### Stated problem
Copy out the data exactly, leaving the pictures behind.

########################################

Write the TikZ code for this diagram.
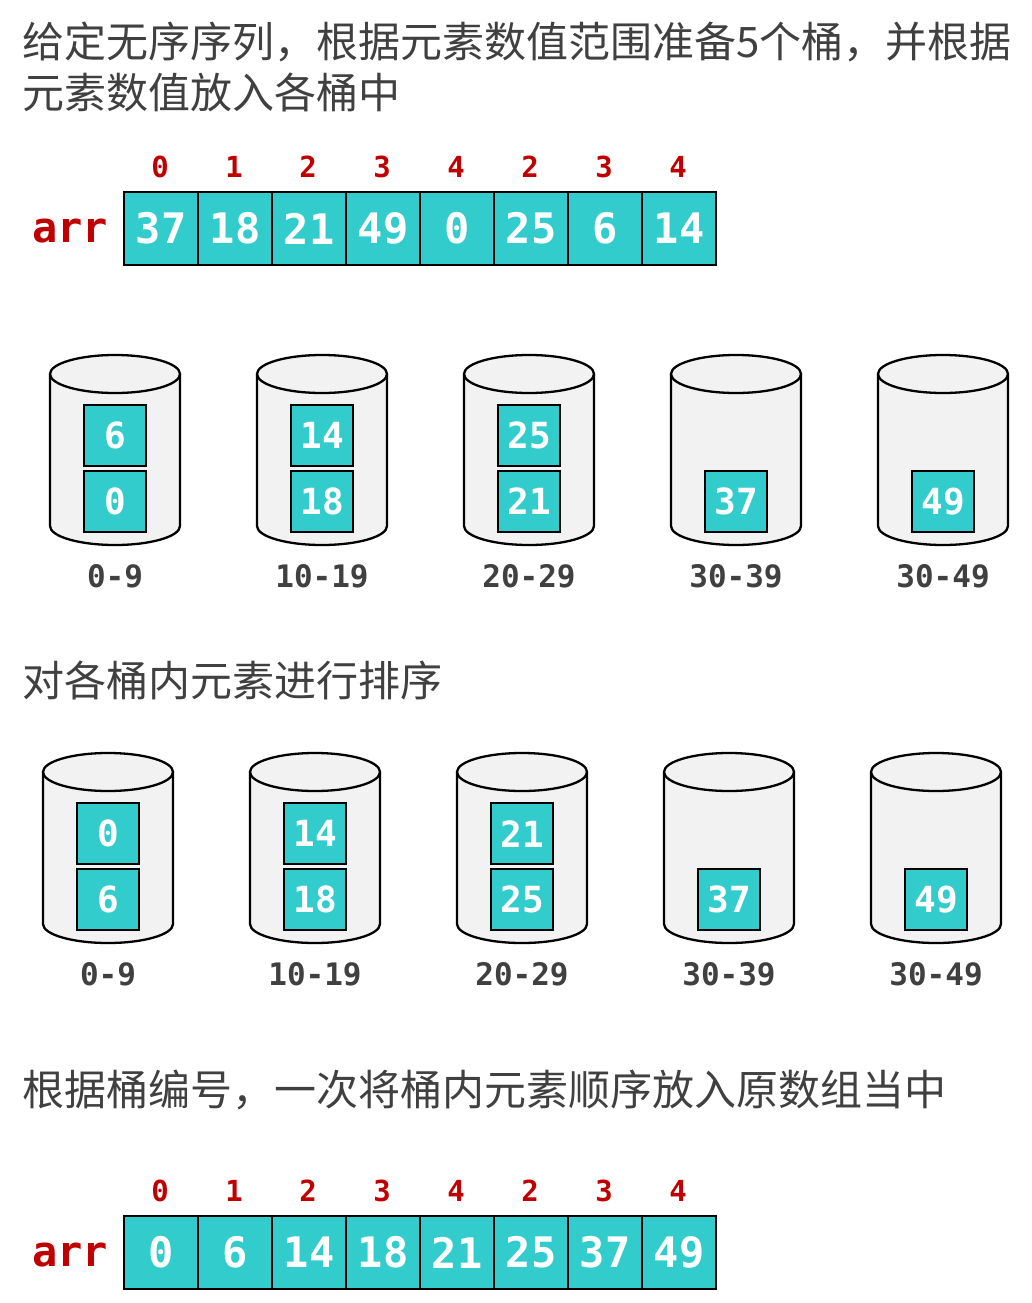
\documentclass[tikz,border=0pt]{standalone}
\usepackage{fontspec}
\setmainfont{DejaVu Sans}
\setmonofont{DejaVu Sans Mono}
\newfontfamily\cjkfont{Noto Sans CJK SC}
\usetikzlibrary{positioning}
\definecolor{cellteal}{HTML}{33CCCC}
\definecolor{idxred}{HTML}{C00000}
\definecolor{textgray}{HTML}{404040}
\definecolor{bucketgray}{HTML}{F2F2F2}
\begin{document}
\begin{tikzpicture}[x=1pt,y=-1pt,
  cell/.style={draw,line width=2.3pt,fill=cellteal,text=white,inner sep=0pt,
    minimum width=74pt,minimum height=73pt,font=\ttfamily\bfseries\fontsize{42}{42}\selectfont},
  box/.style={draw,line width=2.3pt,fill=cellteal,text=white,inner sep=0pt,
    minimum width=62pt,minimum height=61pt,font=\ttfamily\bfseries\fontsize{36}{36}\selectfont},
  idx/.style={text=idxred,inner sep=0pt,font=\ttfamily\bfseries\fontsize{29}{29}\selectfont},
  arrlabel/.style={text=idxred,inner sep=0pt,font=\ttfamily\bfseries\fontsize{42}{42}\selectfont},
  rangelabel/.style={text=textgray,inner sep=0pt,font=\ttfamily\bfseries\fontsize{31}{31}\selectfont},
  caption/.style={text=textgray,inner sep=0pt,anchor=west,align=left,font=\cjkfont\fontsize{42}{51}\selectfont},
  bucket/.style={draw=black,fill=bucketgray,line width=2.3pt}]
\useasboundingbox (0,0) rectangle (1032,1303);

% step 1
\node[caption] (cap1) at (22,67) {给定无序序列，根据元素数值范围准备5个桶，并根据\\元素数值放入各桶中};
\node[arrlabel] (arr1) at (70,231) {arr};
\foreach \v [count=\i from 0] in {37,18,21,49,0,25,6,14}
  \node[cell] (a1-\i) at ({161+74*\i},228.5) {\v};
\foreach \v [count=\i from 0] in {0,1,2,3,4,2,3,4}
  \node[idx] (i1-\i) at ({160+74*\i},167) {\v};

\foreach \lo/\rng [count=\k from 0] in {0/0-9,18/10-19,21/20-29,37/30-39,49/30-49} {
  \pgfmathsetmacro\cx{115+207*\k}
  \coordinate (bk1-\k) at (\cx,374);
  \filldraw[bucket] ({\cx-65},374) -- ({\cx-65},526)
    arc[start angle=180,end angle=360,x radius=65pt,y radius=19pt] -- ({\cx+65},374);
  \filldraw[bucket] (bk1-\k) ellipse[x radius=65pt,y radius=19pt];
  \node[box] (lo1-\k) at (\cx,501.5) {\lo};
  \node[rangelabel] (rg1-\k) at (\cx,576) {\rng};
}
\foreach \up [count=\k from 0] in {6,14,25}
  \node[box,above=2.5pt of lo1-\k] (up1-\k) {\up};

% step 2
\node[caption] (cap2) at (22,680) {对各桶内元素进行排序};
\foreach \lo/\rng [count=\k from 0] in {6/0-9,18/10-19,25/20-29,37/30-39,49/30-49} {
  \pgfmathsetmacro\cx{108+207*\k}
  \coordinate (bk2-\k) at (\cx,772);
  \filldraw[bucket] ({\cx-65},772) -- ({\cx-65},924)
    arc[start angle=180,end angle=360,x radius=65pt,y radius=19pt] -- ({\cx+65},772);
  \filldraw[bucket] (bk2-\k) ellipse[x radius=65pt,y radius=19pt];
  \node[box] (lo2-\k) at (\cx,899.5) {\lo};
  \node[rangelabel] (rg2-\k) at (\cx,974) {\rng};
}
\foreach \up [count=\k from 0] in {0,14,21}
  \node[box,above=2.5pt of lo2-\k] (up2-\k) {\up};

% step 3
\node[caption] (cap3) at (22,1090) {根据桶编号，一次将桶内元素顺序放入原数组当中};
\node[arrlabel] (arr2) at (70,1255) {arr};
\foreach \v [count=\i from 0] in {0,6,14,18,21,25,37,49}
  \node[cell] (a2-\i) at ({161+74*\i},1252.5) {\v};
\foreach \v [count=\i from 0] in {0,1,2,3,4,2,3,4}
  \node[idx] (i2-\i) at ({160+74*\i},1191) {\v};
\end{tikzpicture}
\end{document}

########################################

### Answer to this problem
Write the TikZ code for this diagram.
\documentclass[tikz,border=0pt]{standalone}
\usepackage{fontspec}
\setmainfont{DejaVu Sans}
\setmonofont{DejaVu Sans Mono}
\newfontfamily\cjkfont{Noto Sans CJK SC}
\usetikzlibrary{positioning}
\definecolor{cellteal}{HTML}{33CCCC}
\definecolor{idxred}{HTML}{C00000}
\definecolor{textgray}{HTML}{404040}
\definecolor{bucketgray}{HTML}{F2F2F2}
\begin{document}
\begin{tikzpicture}[x=1pt,y=-1pt,
  cell/.style={draw,line width=2.3pt,fill=cellteal,text=white,inner sep=0pt,
    minimum width=74pt,minimum height=73pt,font=\ttfamily\bfseries\fontsize{42}{42}\selectfont},
  box/.style={draw,line width=2.3pt,fill=cellteal,text=white,inner sep=0pt,
    minimum width=62pt,minimum height=61pt,font=\ttfamily\bfseries\fontsize{36}{36}\selectfont},
  idx/.style={text=idxred,inner sep=0pt,font=\ttfamily\bfseries\fontsize{29}{29}\selectfont},
  arrlabel/.style={text=idxred,inner sep=0pt,font=\ttfamily\bfseries\fontsize{42}{42}\selectfont},
  rangelabel/.style={text=textgray,inner sep=0pt,font=\ttfamily\bfseries\fontsize{31}{31}\selectfont},
  caption/.style={text=textgray,inner sep=0pt,anchor=west,align=left,font=\cjkfont\fontsize{42}{51}\selectfont},
  bucket/.style={draw=black,fill=bucketgray,line width=2.3pt}]
\useasboundingbox (0,0) rectangle (1032,1303);

% step 1
\node[caption] (cap1) at (22,67) {给定无序序列，根据元素数值范围准备5个桶，并根据\\元素数值放入各桶中};
\node[arrlabel] (arr1) at (70,231) {arr};
\foreach \v [count=\i from 0] in {37,18,21,49,0,25,6,14}
  \node[cell] (a1-\i) at ({161+74*\i},228.5) {\v};
\foreach \v [count=\i from 0] in {0,1,2,3,4,2,3,4}
  \node[idx] (i1-\i) at ({160+74*\i},167) {\v};

\foreach \lo/\rng [count=\k from 0] in {0/0-9,18/10-19,21/20-29,37/30-39,49/30-49} {
  \pgfmathsetmacro\cx{115+207*\k}
  \coordinate (bk1-\k) at (\cx,374);
  \filldraw[bucket] ({\cx-65},374) -- ({\cx-65},526)
    arc[start angle=180,end angle=360,x radius=65pt,y radius=19pt] -- ({\cx+65},374);
  \filldraw[bucket] (bk1-\k) ellipse[x radius=65pt,y radius=19pt];
  \node[box] (lo1-\k) at (\cx,501.5) {\lo};
  \node[rangelabel] (rg1-\k) at (\cx,576) {\rng};
}
\foreach \up [count=\k from 0] in {6,14,25}
  \node[box,above=2.5pt of lo1-\k] (up1-\k) {\up};

% step 2
\node[caption] (cap2) at (22,680) {对各桶内元素进行排序};
\foreach \lo/\rng [count=\k from 0] in {6/0-9,18/10-19,25/20-29,37/30-39,49/30-49} {
  \pgfmathsetmacro\cx{108+207*\k}
  \coordinate (bk2-\k) at (\cx,772);
  \filldraw[bucket] ({\cx-65},772) -- ({\cx-65},924)
    arc[start angle=180,end angle=360,x radius=65pt,y radius=19pt] -- ({\cx+65},772);
  \filldraw[bucket] (bk2-\k) ellipse[x radius=65pt,y radius=19pt];
  \node[box] (lo2-\k) at (\cx,899.5) {\lo};
  \node[rangelabel] (rg2-\k) at (\cx,974) {\rng};
}
\foreach \up [count=\k from 0] in {0,14,21}
  \node[box,above=2.5pt of lo2-\k] (up2-\k) {\up};

% step 3
\node[caption] (cap3) at (22,1090) {根据桶编号，一次将桶内元素顺序放入原数组当中};
\node[arrlabel] (arr2) at (70,1255) {arr};
\foreach \v [count=\i from 0] in {0,6,14,18,21,25,37,49}
  \node[cell] (a2-\i) at ({161+74*\i},1252.5) {\v};
\foreach \v [count=\i from 0] in {0,1,2,3,4,2,3,4}
  \node[idx] (i2-\i) at ({160+74*\i},1191) {\v};
\end{tikzpicture}
\end{document}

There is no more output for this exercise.